LONDON (Reuters) - London is good at clearing euro-denominated derivatives deals and there is no case to shift the business to the continent after Brexit, the policy chief for Britain’s financial sector said on Tuesday.
The combative stance of Catherine McGuinness, newly appointed head of policy for the City of London financial district, contrasted with the more nuanced position of Bank of England Governor Mark Carney, who has spoken of an “appropriate” amount of euro clearing remaining in London post-Brexit.
Her comments came as the EU’s executive Commission prepares to publish a draft law next month on euro clearing. France is in the vanguard of countries pushing for the lucrative business to relocate to the euro zone after Britain leaves the bloc in 2019.
McGuinness said clearing was a $1 trillion a day business and it was natural that people wanted a slice of the cake.
“And in this case, all the evidence points one way: that the mass uprooting and offshoring of part of the industry – of clearing of transactions in one currency – would not only be vastly complicated, but also vastly damaging and potentially destabilizing,” McGuinness told a conference of the Futures Industry Association in London.
The Commission has considered several options, including forced migration of business and tighter supervision of foreign clearing houses that handle large amounts of euro-denominated transactions.
France argues shifting clearing to Europe would make it easier for the European Central Bank to directly monitor risks arising from the derivatives market.
But McGuinness said markets had chosen London because it’s systemically safer to centralize clearing so that exposures can be netted.

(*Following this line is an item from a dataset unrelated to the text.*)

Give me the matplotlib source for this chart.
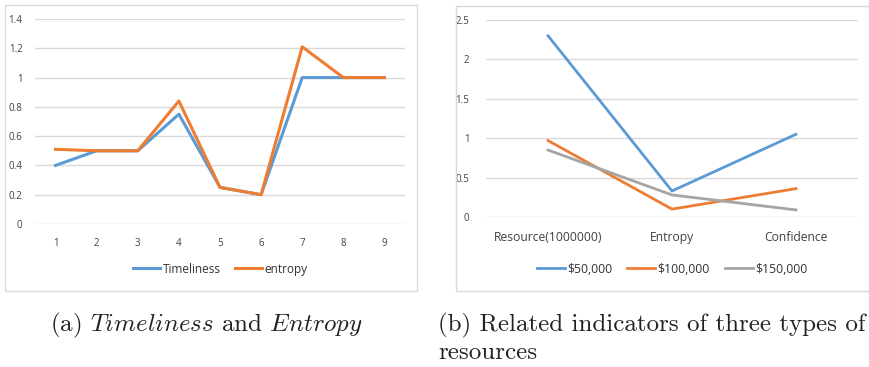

“It’s because it makes the posting of collateral more cost-effective. And, frankly, it’s because we’re good at it.”
London has the scale, infrastructure and expert clearing professionals, she said.
“And if we split off one currency, with euro clearing moving to, say, Paris, all we’ll see is systemic risk going up, liquidity going down, costs hitting the roof,” she added.
“In sum, it’d be a completely avoidable outcome.”
Euro-denominated clearing in Europe is dominated by the London Stock Exchange’s (LSE.L) LCH clearing house in London. Deutsche Boerse’s Eurex Clearing (DB1Gn.DE) in Frankfurt is, however, ready to handle any sharp increase in swaps clearing.
McGuinness said forced migration of clearing would not be in the interest of the global financial system, and that U.S. regulators were also watching developments in Brussels closely.